ValueError: operands could not be broadcast together with shapes (294,14) (15,)

What's wrong here ?

import pandas
from sklearn import metrics
from sklearn.preprocessing import Imputer
from sklearn.naive_bayes import GaussianNB    

def load_data(feature_columns, predicted_column):

    train_data_frame = pandas.read_excel("training_data.xlsx")
    test_data_frame = pandas.read_excel("testing_data.xlsx")
    data_frame = pandas.read_excel("data_set.xlsx")

    x_train = train_data_frame[feature_columns].values
    y_train = train_data_frame[predicted_column].values

    x_test = test_data_frame[feature_columns].values
    y_test = test_data_frame[predicted_column].values

    x_train, x_test = impute(x_train, x_test)

    return x_train, y_train, x_test, y_test


def impute(x_train, x_test):

    fill_missing = Imputer(missing_values=-9, strategy="mean", axis=0)

    x_train = fill_missing.fit_transform(x_train)
    x_test = fill_missing.fit_transform(x_test)

    return x_train, x_test


def predict(x_train, y_train, x_test, y_test):

    model = GaussianNB()
    model.fit(x_train, y_train.ravel())

    predicted_data = model.predict(x_test)
    accuracy = metrics.accuracy_score(y_test, predicted_data)
    print("Accuracy of our naive bayes model is : %.2f"%(accuracy * 100))

    return predicted_data


feature_columns = ["age", "sex", "chol", "cigs", "years", "fbs", "trestbps", "restecg", "thalach", "exang", "oldpeak", "slope", "ca", "thal", "num"]
predicted_column = ["cp"]

x_train, y_train, x_test, y_test = load_data(feature_columns, predicted_column)

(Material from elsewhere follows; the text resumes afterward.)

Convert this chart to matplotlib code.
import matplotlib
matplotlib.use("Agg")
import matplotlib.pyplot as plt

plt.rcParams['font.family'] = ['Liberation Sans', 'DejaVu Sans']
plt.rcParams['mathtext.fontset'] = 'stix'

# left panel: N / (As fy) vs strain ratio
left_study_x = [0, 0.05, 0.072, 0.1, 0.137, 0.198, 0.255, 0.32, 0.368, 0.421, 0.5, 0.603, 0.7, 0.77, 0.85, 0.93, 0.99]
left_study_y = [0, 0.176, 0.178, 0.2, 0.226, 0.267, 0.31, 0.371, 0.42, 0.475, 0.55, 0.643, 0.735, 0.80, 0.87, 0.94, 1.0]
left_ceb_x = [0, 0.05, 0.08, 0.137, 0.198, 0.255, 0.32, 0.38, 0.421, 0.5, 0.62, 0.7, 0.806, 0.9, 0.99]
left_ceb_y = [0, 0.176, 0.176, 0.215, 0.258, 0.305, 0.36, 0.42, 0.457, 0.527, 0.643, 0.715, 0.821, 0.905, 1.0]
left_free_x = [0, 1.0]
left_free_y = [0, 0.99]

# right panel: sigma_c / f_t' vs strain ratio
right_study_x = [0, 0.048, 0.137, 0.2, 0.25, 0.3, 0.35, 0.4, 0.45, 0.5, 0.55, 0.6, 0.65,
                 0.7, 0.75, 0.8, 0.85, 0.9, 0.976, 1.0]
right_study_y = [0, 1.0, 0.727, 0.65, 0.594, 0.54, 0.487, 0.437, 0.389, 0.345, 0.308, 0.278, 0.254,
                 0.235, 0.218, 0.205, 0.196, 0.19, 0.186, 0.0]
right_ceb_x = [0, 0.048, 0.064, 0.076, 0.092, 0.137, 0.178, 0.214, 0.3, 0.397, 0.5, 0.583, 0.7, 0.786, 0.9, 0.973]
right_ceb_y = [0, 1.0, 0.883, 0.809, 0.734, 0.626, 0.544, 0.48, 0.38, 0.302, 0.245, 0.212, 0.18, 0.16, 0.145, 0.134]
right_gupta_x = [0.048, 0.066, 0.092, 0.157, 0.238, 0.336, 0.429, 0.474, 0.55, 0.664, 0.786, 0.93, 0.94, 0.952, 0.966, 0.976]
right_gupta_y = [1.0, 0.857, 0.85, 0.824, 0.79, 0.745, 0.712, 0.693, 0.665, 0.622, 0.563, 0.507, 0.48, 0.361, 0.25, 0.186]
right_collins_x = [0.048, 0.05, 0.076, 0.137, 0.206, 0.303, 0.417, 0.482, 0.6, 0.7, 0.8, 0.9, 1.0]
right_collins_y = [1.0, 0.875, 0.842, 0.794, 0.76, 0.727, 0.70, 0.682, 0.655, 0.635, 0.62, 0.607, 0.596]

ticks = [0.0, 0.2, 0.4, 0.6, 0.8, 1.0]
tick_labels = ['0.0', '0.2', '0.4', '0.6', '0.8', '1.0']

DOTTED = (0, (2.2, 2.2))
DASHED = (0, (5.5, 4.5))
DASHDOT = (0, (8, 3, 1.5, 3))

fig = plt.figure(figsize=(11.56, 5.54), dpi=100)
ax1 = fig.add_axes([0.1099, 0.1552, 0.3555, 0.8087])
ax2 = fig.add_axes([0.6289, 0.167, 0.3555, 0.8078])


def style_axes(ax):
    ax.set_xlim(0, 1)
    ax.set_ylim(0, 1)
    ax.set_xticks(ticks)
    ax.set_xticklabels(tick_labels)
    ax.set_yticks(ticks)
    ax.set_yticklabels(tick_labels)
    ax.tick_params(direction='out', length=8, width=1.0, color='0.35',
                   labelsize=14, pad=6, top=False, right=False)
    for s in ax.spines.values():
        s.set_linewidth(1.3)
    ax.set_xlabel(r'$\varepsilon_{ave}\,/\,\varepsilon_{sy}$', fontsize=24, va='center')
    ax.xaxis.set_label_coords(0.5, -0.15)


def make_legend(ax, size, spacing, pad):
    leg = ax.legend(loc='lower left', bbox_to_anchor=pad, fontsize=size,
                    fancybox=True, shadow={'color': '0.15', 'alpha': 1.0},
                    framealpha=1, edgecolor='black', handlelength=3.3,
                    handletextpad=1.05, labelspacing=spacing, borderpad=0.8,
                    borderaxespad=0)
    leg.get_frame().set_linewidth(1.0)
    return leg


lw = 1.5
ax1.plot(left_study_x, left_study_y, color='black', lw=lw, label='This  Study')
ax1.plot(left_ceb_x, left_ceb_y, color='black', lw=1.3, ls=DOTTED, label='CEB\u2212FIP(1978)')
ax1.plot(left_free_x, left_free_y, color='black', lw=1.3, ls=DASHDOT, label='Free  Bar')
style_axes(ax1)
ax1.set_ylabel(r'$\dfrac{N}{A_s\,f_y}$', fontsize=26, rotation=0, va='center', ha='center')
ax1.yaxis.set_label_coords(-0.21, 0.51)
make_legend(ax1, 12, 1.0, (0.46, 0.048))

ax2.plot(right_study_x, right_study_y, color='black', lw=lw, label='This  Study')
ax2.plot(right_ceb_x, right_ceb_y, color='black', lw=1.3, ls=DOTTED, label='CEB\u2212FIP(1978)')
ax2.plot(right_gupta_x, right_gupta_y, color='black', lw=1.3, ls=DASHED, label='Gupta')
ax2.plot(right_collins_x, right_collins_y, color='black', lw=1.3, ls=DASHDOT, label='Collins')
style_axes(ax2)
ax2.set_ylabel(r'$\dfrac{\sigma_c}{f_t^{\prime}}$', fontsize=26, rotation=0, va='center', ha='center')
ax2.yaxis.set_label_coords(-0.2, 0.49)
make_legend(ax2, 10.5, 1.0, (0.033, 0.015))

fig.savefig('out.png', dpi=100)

predict(x_train, y_train, x_test, y_test)

N.B: Both file has same number of columns.

1
Can you post the full stack trace?EFT
@EFT I've posted full traceback. Btw, I just found out that Imputer is deleting one column because it's entirely composed of missing value. Is there any way to prevent this ?MD. Khairul Basar
no one here has the file you're using with read_excel("training_data.xlsx"). can you reproduce this issue with public datasets?Max Power
Deleting a column certainly seems like the sort of thing that would create the mismatch you're seeing. You could try filling the column in beforehand, or adding it back afterward. The documentation scikit-learn.org/stable/modules/generated/… doesn't seem to give a way to keep something empty. I suppose you could at least get it to give an error when this happens by using Imputer(..., axis=1) on the transpose of the array you currently feed it.EFT
@MD.KhairulBasar That's good & makes sense. Since you located that before anyone else posted about it, it might be good for you to add it as answer and accept it when you can, so that anyone coming across this error in the future can see before clicking that a solution was found, and then find out what it was without digging through the comments.EFT

1 Answers

1
votes

I found the bug. The error is occurring because of Imputer. Imputer replaces the missing value in data set. But, if any column is entirely composed of missing value then it deletes that column. I had a column full of missing data entirely in testing data set. So, Imputer was deleting that and thus shape didn't match with training data and that's the reason of the error. Just removed the column name from feature_columns list which was full of missing value and it worked.